Simulate a logout + login to "activate" the group membership

su - $USER

(Optional): Install Docker Compose

sudo apt-get -y install python-pip
sudo pip install docker-compose

Hello World

Like all new programming language, deep learning framework or anything that you have to write code for, here's the Docker's version of Hello World:

docker run hello-world

BTW, I think we need some sort of Hello World for NLP.

You should see something like this:

$ docker run hello-world
Unable to find image 'hello-world:latest' locally
latest: Pulling from library/hello-world
78445dd45222: Pull complete 
Digest: sha256:c5515758d4c5e1e838e9cd307f6c6a0d620b5e07e6f927b07d05f6d12a1ac8d7
Status: Downloaded newer image for hello-world:latest

Hello from Docker!
This message shows that your installation appears to be working correctly.

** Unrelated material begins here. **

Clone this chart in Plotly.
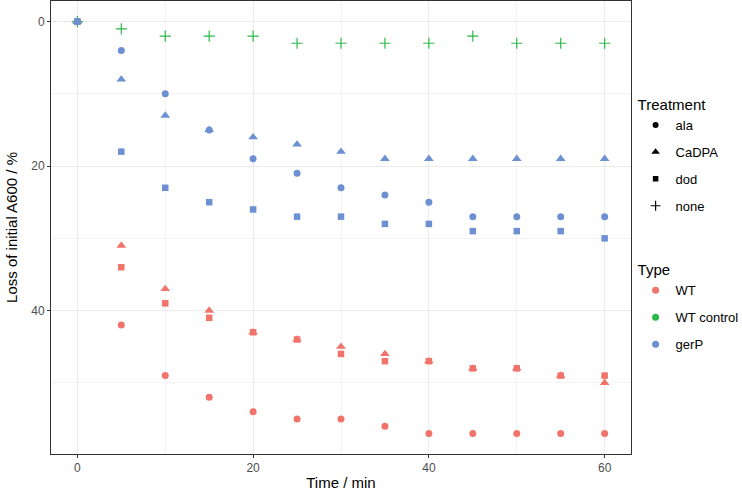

To generate this message, Docker took the following steps:
 1. The Docker client contacted the Docker daemon.
 2. The Docker daemon pulled the "hello-world" image from the Docker Hub.
 3. The Docker daemon created a new container from that image which runs the
    executable that produces the output you are currently reading.
 4. The Docker daemon streamed that output to the Docker client, which sent it
    to your terminal.

To try something more ambitious, you can run an Ubuntu container with:
 $ docker run -it ubuntu bash

Share images, automate workflows, and more with a free Docker ID:
 https://cloud.docker.com/

For more examples and ideas, visit:
 https://docs.docker.com/engine/userguide/

The True Poison

Now, to sell you the real poison....

Moses is great for Machine Translation (MT) and surely more deployable than any #NeuralEmpty tools. Although installation has gone a long way from offensively obtuse to simply bjam, there's still no reason to re-type the installation commands every time you deploy Moses on a new system/machine.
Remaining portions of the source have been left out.